The immediate effect was that the church was shorn of all its possessions, which passed into lay hands. The Spiritualities, were provided for by allowing a small stipend to a chaplain, who was legally styled perpetual curate. From time to time various augmentations of the living have been made, until under the Ecclesiastical Commissioners it reached its present value.

The lectureship was founded by Richard Fishborne of London, who left money in 1625 for that purpose. Some of the incumbents have also been lecturers, including the late and the present Rectors.

The Church at Hexham was therefore, Cathedral and Parochial for 439 years. Conventual and Parochial for 424 years, and finally Parochial for 362 years, up to the present day.

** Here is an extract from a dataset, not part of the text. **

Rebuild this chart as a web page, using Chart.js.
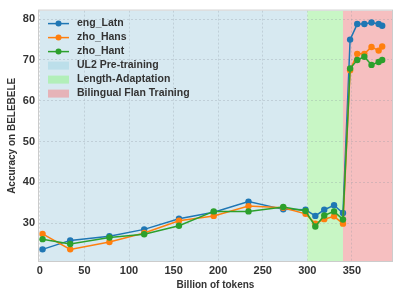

The building, as left at the dissolution of the Priory, has served as the mother church of a large parish, and has been kept in repair by the parish, and voluntary contributions. The ruins of the abandoned Nave have gradually dwindled away, until little is left beyond the ragged remains of the south and west walls. Of late years somewhat altered conditions, and a considerable increase in the population, have rendered some extension a necessity. The question of another church in Hexham has scarcely been mooted; on all grounds, more especially historical and architectural, the building of the Nave in a manner worthy of so great, ecclesiastically, and so noble, architecturally, a church as Hexham Abbey is, is to be preferred.